One of the most sensational accounts of these mysterious figures was given in the book The Squadroon, and describes a whole platoon of soldiers walking across No Man’s Land only to be grabbed from below by unseen forces and pulled down one by one as if sucked into the earth itself amidst screams of pain and terror until there was no one left and no sign that anyone had been there at all. It has also been variously reported that the Allied forces took this threat seriously, going so far as to gas the whole area in a bid to kill off the freakish marauding thugs. I have written of this phenomenon in much more detail here at Mysterious Universe before, and although it stinks of a war legend born from the chaos of the battlefield and exaggerated at best, it is all still rather disturbing and spooky nonetheless.

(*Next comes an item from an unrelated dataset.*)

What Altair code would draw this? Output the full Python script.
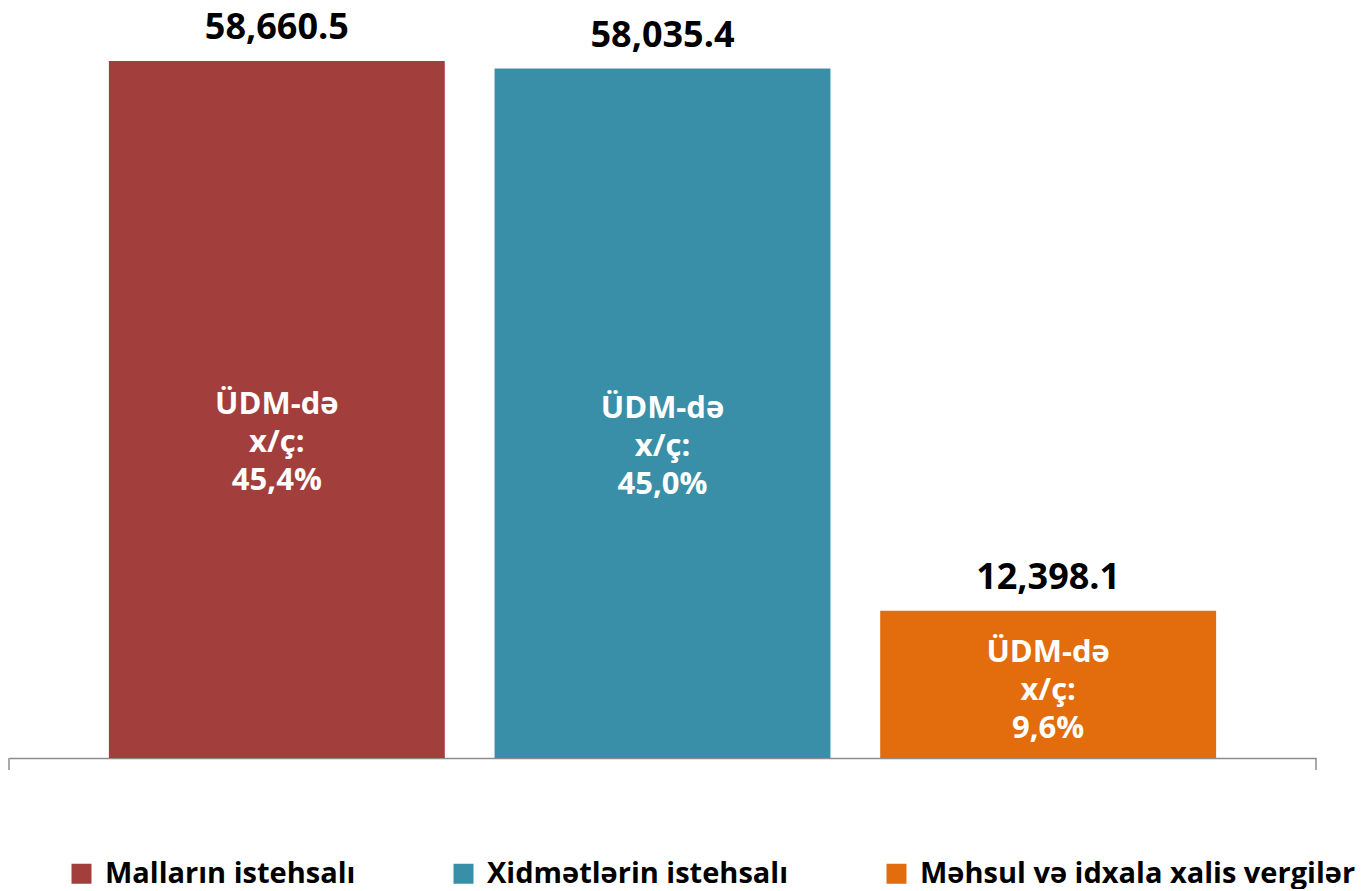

From the depths of our darkest, shameful pieces of history, from among the fighting and death there often spring many such tales of the unexplained, yet the nature of the untamed chaos of war often makes it difficult to know which are perhaps factual and which are merely the mutated progeny of tired and addled minds consumed, demented and twisted by atrocities and fear. Peering through the fog of war it is often hard to differentiate fact from fiction, and the lines between where reality begins and feverish fantasy begins can become blurred. Making matters more complicated is that accurate records are often not kept of these anomalies, instead being spread through word of mouth and second or third hand accounts, and concrete sources can be elusive, not to mention the fact that these soldiers were there to fight, not chronicle the unexplained, making these oddities more of a distraction for them than anything else. These alleged events have become faded and obscured by history. It is quite possible we will never know to what extent any of these tales are real, but they continue to lurk there between the pages of history books, intriguing yet evasive as they stay in the shadows.